Common functions for computation and extraction of results and plotting are found in rosa_results
and rosa_plots
, respectively.
Examples
data(potato)
mod <- rosa(Sensory[,1] ~ ., data = potato, ncomp = 10, validation = "CV", segments = 5)
summary(mod)
#> Data: X dimension: 26 3946
#> Y dimension: 26 1
#> Fit method:
#> Number of components considered: 10
#>
#> VALIDATION: RMSEP
#> Cross-validated using 5 random segments.

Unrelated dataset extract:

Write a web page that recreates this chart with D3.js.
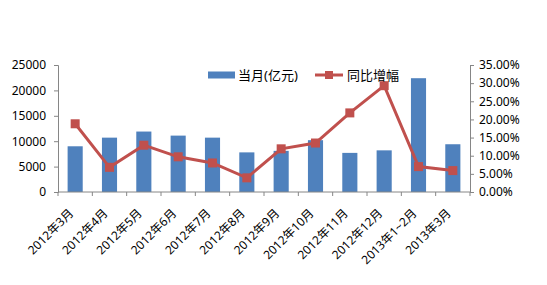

#> (Intercept) 1 comps 2 comps 3 comps 4 comps 5 comps 6 comps
#> CV 1.778 1.0003 0.869 0.5666 0.5506 0.5227 0.5370
#> adjCV 1.778 0.9597 0.822 0.5459 0.5224 0.4912 0.5014
#> 7 comps 8 comps 9 comps 10 comps
#> CV 0.5607 0.6254 0.6578 0.7528
#> adjCV 0.5186 0.5747 0.6001 0.6875
#>
#> TRAINING: % variance explained
#> 1 comps 2 comps 3 comps 4 comps 5 comps 6 comps 7 comps
#> X 27.82 40.72 47.95 49.48 53.96 55.28 57.79
#> Sensory[, 1] 76.54 86.77 94.07 96.47 97.03 97.49 97.83
#> 8 comps 9 comps 10 comps
#> X 65.49 67.14 68.16
#> Sensory[, 1] 98.03 98.28 98.51
# For examples of ROSA results and plotting see
# ?rosa_results and ?rosa_plots.